On unconventional techniques and approaches:
Dan PopeWhen the coffee shop closes for the evening, I have another, very odd, method of composition. At home, I turn on my piece-of-crap 2005 computer and call up a blank Word file. Then I turn OFF the monitor and take my keyboard (with a 30-foot extension) into the next room. By going into the next room, I can avoid (1) the awful humming of the computer and (2) the spectral appearance of the words on the screen and the concomitant temptation to change or erase said words. Then at some point, maybe an hour later, I’ll go back to the computer and push print and examine the words that spew forth. There will be many misspellings, of course. I’ll mark up those pages and send them off to that same typist [an individual, who types that material into his or her computer for a fee, then emails it to me for corrections, additions, etc.] for proper word-processing.

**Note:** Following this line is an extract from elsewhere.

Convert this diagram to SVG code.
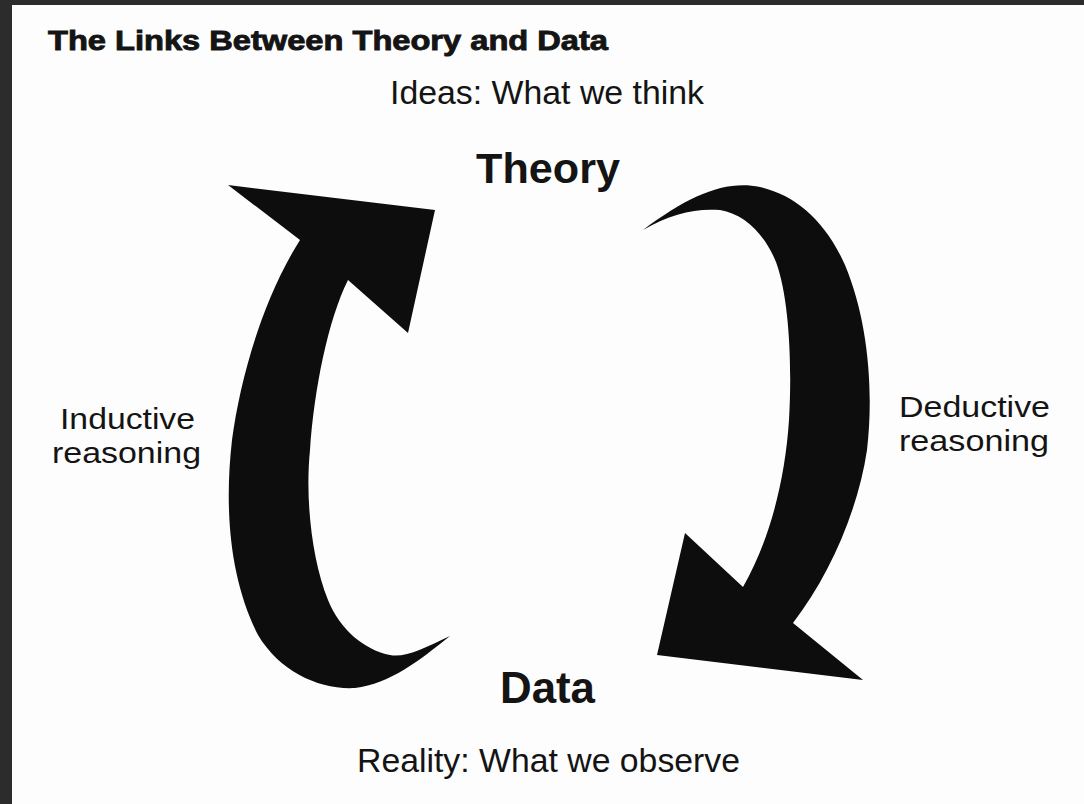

You’d think that this would be a huge waste of time, but try it! Try sitting in a room with just a keyboard and your thoughts. I find it to be freeing and fruitful. If I had the screen on, I would be able to see what I was typing, of course, and I would be tempted to mess up a good sentence or paragraph. Instead, I just keep going forward. Is this weird? I’d be surprised if there is anyone else in the same hemisphere who works this way, with his or her screen off. I’m willing to admit that this is all very strange and ridiculous behavior.
Halee Kirkwood: I keep a notebook near me whenever I read. If a writer is doing something I admire, I attempt to pin down how exactly they astonished me, and then make a writing prompt for myself based on the techniques I noticed, whether that be on the micro or macro level. I don’t always make it to the prompt immediately, but I know it is there for me to try if I ever do hit writer’s block. I’ve also consulted my humble Tarot deck for inspiration on plot or theme or character development—there’s a wonderful book out there called The Creative Tarot by Jessa Crispin that revolutionized the relationship between creativity and intuition for me. Highly recommend!

Ira Sukrungruang: I’ll let you in on a secret: sometimes, if I’m really into my writing, I need to have something over my head. Like a hoodie, or a blanket, or if I’m home, I pull my shirt over my head and look at the screen though the head hole. Don’t mess with me then. The outside world is white noise. My brain is on the page.